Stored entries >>
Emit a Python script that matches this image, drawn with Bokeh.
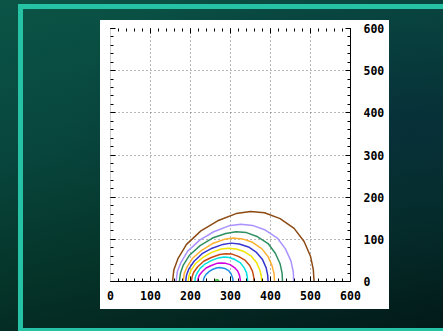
from bokeh.plotting import figure
from bokeh.models import Range1d, LinearAxis, SingleIntervalTicker
from bokeh.embed import file_html
from bokeh.resources import INLINE

# ---- data ----
tick_values = [0, 100, 200, 300, 400, 500, 600]

brown_x = [155, 158.5, 169, 190, 226, 268, 314, 350, 385, 424, 459, 484, 500, 507, 509]
brown_y = [0, 28, 55, 88, 120, 144, 161, 166, 163, 149, 126, 95, 60, 28, 0]

lavender_x = [164, 167, 176, 193, 223, 258, 296, 326, 355, 387, 417, 437, 451, 457, 458]
lavender_y = [0, 23, 45, 72, 98, 118, 132, 136, 133, 122, 103, 78, 49, 23, 0]

green_x = [172, 175, 182, 198, 224, 255, 288, 314, 340, 368, 394, 412, 424, 429, 430]
green_y = [0, 20, 39, 63, 85, 103, 114, 118, 116, 106, 90, 67, 42, 20, 0]

orange_x = [182, 184, 191, 205, 228, 255, 285, 307, 330, 355, 378, 394, 404, 409, 410]
orange_y = [0, 18, 34, 55, 74, 90, 100, 103, 101, 93, 78, 59, 37, 18, 0]

blue_x = [188, 190, 196, 209, 229, 254, 281, 301, 322, 345, 365, 380, 389, 393, 394]
blue_y = [0, 15, 30, 48, 66, 79, 88, 91, 89, 82, 69, 52, 33, 15, 0]

yellow_x = [194, 196, 201, 212, 231, 253, 277, 295, 314, 334, 352, 365, 373, 377, 378]
yellow_y = [0, 13, 26, 42, 57, 69, 77, 79, 77, 71, 60, 45, 28, 13, 0]

red_x = [202, 204, 208, 218, 233, 252, 273, 288, 304, 321, 337, 348, 355, 358, 359]
red_y = [0, 11, 22, 35, 48, 57, 64, 66, 65, 59, 50, 38, 24, 11, 0]

cyan_x = [211, 212, 216, 224, 237, 253, 270, 284, 297, 311, 325, 334, 340, 342, 343]
cyan_y = [0, 10, 19, 31, 42, 50, 56, 58, 57, 52, 44, 33, 21, 10, 0]

magenta_x = [218, 219, 222, 229, 239, 252, 266, 277, 288, 299, 310, 318, 322, 324, 325]
magenta_y = [0, 7, 15, 23, 32, 38, 43, 44, 43, 40, 33, 25, 16, 7, 0]

dodger_x = [232, 233, 235, 239, 247, 256, 265, 273, 280, 288, 296, 301, 304, 306, 306]
dodger_y = [0, 6, 11, 17, 24, 29, 32, 33, 32, 30, 25, 19, 12, 6, 0]

small_x = [260, 262, 266, 270, 271]
small_y = [0, 3, 4, 3, 0]

series = [
    (brown_x, brown_y, "#8c4a14"),
    (lavender_x, lavender_y, "#a992ff"),
    (green_x, green_y, "#2e9062"),
    (orange_x, orange_y, "#ffb030"),
    (blue_x, blue_y, "#3535d0"),
    (yellow_x, yellow_y, "#f0e400"),
    (red_x, red_y, "#c84b12"),
    (cyan_x, cyan_y, "#00e0e0"),
    (magenta_x, magenta_y, "#d000e0"),
    (dodger_x, dodger_y, "#1e8ee8"),
    (small_x, small_y, "#33bb33"),
]

teal = "#25c2a5"
bg = ", ".join([
    f"linear-gradient({teal},{teal}) 18px 4px / 5px 340px no-repeat",
    f"linear-gradient({teal},{teal}) 18px 4px / 440px 5px no-repeat",
    f"linear-gradient({teal},{teal}) 18px 328px / 440px 5px no-repeat",
    "linear-gradient(#ffffff,#ffffff) 100px 20px / 289px 289px no-repeat",
    "radial-gradient(ellipse at 92% 40%, rgba(8,40,62,0.6) 0%, rgba(8,40,62,0) 60%)",
    "linear-gradient(165deg, #0b5446 0%, #08463d 35%, #053328 65%, #02191a 100%)",
])

p = figure(width=443, height=331, output_backend="svg", toolbar_location=None,
           x_range=Range1d(0, 600), y_range=Range1d(0, 600),
           x_axis_location="below", y_axis_location="right",
           min_border_left=110, min_border_right=93,
           min_border_top=28, min_border_bottom=50,
           styles={"background": bg})
p.border_fill_alpha = 0
p.background_fill_color = "white"
p.outline_line_color = None

ticker = SingleIntervalTicker(interval=100, num_minor_ticks=5)

left_ax = LinearAxis()
top_ax = LinearAxis()
p.add_layout(left_ax, "left")
p.add_layout(top_ax, "above")

for ax in [p.below[0], p.right[0], left_ax, top_ax]:
    ax.ticker = ticker
    ax.major_tick_in = 5
    ax.major_tick_out = 0
    ax.minor_tick_in = 3
    ax.minor_tick_out = 0
    ax.major_tick_line_color = "black"
    ax.minor_tick_line_color = "black"
    ax.axis_line_color = "black"
    ax.major_label_text_font = "DejaVu Sans Mono"
    ax.major_label_text_font_style = "bold"
    ax.major_label_text_font_size = "11.5px"
    ax.major_label_text_color = "black"

for ax in [left_ax, top_ax]:
    ax.major_label_overrides = {v: "" for v in tick_values}
left_ax.axis_line_color = "#cfcfcf"
top_ax.axis_line_color = None

p.below[0].major_label_standoff = 9
p.right[0].major_label_standoff = 13

for g in p.grid:
    g.ticker = ticker
    g.grid_line_color = "#6f6f6f"
    g.grid_line_dash = "1 3"
    g.grid_line_width = 1

for xs, ys, c in series:
    p.line(xs, ys, line_color=c, line_width=1.5)

open("out.html", "w").write(file_html(p, INLINE))
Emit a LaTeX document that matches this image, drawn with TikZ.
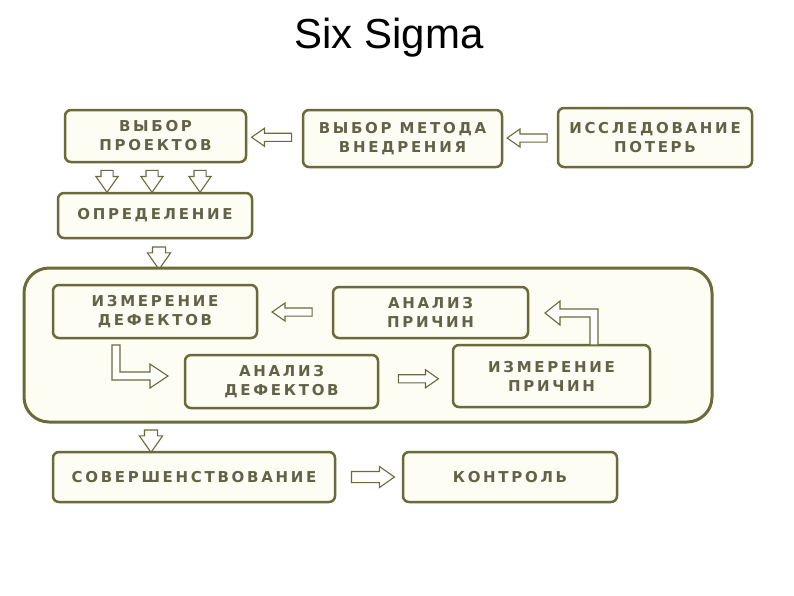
\documentclass[tikz,border=0pt]{standalone}
\usepackage{fontspec}
\setmainfont{Liberation Sans}
\newfontfamily\boxfont[LetterSpace=18]{DejaVu Sans}
\usetikzlibrary{shapes.arrows,calc}
\definecolor{olivebd}{HTML}{6B6A3A}
\definecolor{olivetxt}{HTML}{626249}
\definecolor{creamfill}{HTML}{FDFDF4}
\tikzset{
  stepbox/.style={draw=olivebd, line width=2.5pt, rounded corners=6pt, fill=creamfill,
    text=olivetxt, align=center, inner sep=0pt,
    font=\boxfont\bfseries\fontsize{15}{19}\selectfont},
  harrow/.style={single arrow, draw=olivebd, line width=1.1pt, fill=white,
    inner sep=3.5pt, single arrow head extend=5pt, single arrow tip angle=70,
    minimum height=40pt},
  varrow/.style={harrow, shape border rotate=270, inner sep=5.5pt,
    single arrow head extend=5pt, minimum height=22pt},
  larrow/.style={draw=olivebd, line width=1.1pt, fill=white, line join=miter}
}
\begin{document}
\begin{tikzpicture}[x=1pt, y=-1pt]
  \useasboundingbox[fill=white] (0,0) rectangle (794,595);
  \node[font=\fontsize{42}{48}\selectfont, anchor=base] (title) at (389,48) {Six Sigma};

  % verkhnii riad
  \node[stepbox, minimum width=181, minimum height=52] (sel) at (155.5,136) {ВЫБОР\\ПРОЕКТОВ};
  \node[stepbox, minimum width=199, minimum height=57] (meth) at (402.5,138.5) {ВЫБОР МЕТОДА\\ВНЕДРЕНИЯ};
  \node[stepbox, minimum width=194, minimum height=59] (loss) at (655,137.5) {ИССЛЕДОВАНИЕ\\ПОТЕРЬ};
  \node[harrow, shape border rotate=180] (a1) at ($(sel.east)!0.5!(meth.west)$) {};
  \node[harrow, shape border rotate=180] (a2) at ($(meth.east)!0.5!(loss.west)$) {};
  \foreach \x [count=\i] in {107,152,200} {
    \node[varrow] (d\i) at (\x,177) {};
  }
  \node[stepbox, minimum width=194, minimum height=45] (defn) at (155,215.5) {ОПРЕДЕЛЕНИЕ};
  \node[varrow, inner sep=6pt] (d4) at (159,253.5) {};

  % tsikl izmerenii
  \node[stepbox, line width=3pt, rounded corners=25pt, minimum width=688, minimum height=154] (loop) at (368,345) {};
  \node[stepbox, minimum width=204, minimum height=53] (mdef) at (155,311.5) {ИЗМЕРЕНИЕ\\ДЕФЕКТОВ};
  \node[stepbox, minimum width=195, minimum height=51] (acause) at (430.5,312.5) {АНАЛИЗ\\ПРИЧИН};
  \node[stepbox, minimum width=193, minimum height=53] (adef) at (281.5,381.5) {АНАЛИЗ\\ДЕФЕКТОВ};
  \node[stepbox, minimum width=197, minimum height=62] (mcause) at (551.5,376) {ИЗМЕРЕНИЕ\\ПРИЧИН};
  \node[harrow, shape border rotate=180] (a3) at ($(mdef.east)!0.5!(acause.west)$) {};
  \node[harrow] (a4) at ($(adef.east)!0.5!(mcause.west)$) {};
  \draw[larrow] (112,345) -- (120,345) -- (120,372) -- (150,372) -- (150,364)
    -- (168,376) -- (150,388) -- (150,380) -- (112,380) -- cycle;
  \draw[larrow] (590,345) -- (598,345) -- (598,309) -- (560,309) -- (560,301)
    -- (545,313) -- (560,325) -- (560,317) -- (590,317) -- cycle;

  % nizhnii riad
  \node[varrow, inner sep=6pt] (d5) at (151,436.5) {};
  \node[stepbox, minimum width=282, minimum height=50] (impr) at (194,477) {СОВЕРШЕНСТВОВАНИЕ};
  \node[stepbox, minimum width=214, minimum height=50] (ctrl) at (510,477) {КОНТРОЛЬ};
  \node[harrow, inner sep=5pt, minimum height=43pt] (a5) at ($(impr.east)!0.5!(ctrl.west)$) {};
\end{tikzpicture}
\end{document}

What is needed >> Quote, please, every line of the material above from its start through the line that has "small_y = [0, 3, 4, 3, 0]", reproducing the words exactly and dropping any images.

Output for this exercise >>
Emit a Python script that matches this image, drawn with Bokeh.
from bokeh.plotting import figure
from bokeh.models import Range1d, LinearAxis, SingleIntervalTicker
from bokeh.embed import file_html
from bokeh.resources import INLINE

# ---- data ----
tick_values = [0, 100, 200, 300, 400, 500, 600]

brown_x = [155, 158.5, 169, 190, 226, 268, 314, 350, 385, 424, 459, 484, 500, 507, 509]
brown_y = [0, 28, 55, 88, 120, 144, 161, 166, 163, 149, 126, 95, 60, 28, 0]

lavender_x = [164, 167, 176, 193, 223, 258, 296, 326, 355, 387, 417, 437, 451, 457, 458]
lavender_y = [0, 23, 45, 72, 98, 118, 132, 136, 133, 122, 103, 78, 49, 23, 0]

green_x = [172, 175, 182, 198, 224, 255, 288, 314, 340, 368, 394, 412, 424, 429, 430]
green_y = [0, 20, 39, 63, 85, 103, 114, 118, 116, 106, 90, 67, 42, 20, 0]

orange_x = [182, 184, 191, 205, 228, 255, 285, 307, 330, 355, 378, 394, 404, 409, 410]
orange_y = [0, 18, 34, 55, 74, 90, 100, 103, 101, 93, 78, 59, 37, 18, 0]

blue_x = [188, 190, 196, 209, 229, 254, 281, 301, 322, 345, 365, 380, 389, 393, 394]
blue_y = [0, 15, 30, 48, 66, 79, 88, 91, 89, 82, 69, 52, 33, 15, 0]

yellow_x = [194, 196, 201, 212, 231, 253, 277, 295, 314, 334, 352, 365, 373, 377, 378]
yellow_y = [0, 13, 26, 42, 57, 69, 77, 79, 77, 71, 60, 45, 28, 13, 0]

red_x = [202, 204, 208, 218, 233, 252, 273, 288, 304, 321, 337, 348, 355, 358, 359]
red_y = [0, 11, 22, 35, 48, 57, 64, 66, 65, 59, 50, 38, 24, 11, 0]

cyan_x = [211, 212, 216, 224, 237, 253, 270, 284, 297, 311, 325, 334, 340, 342, 343]
cyan_y = [0, 10, 19, 31, 42, 50, 56, 58, 57, 52, 44, 33, 21, 10, 0]

magenta_x = [218, 219, 222, 229, 239, 252, 266, 277, 288, 299, 310, 318, 322, 324, 325]
magenta_y = [0, 7, 15, 23, 32, 38, 43, 44, 43, 40, 33, 25, 16, 7, 0]

dodger_x = [232, 233, 235, 239, 247, 256, 265, 273, 280, 288, 296, 301, 304, 306, 306]
dodger_y = [0, 6, 11, 17, 24, 29, 32, 33, 32, 30, 25, 19, 12, 6, 0]

small_x = [260, 262, 266, 270, 271]
small_y = [0, 3, 4, 3, 0]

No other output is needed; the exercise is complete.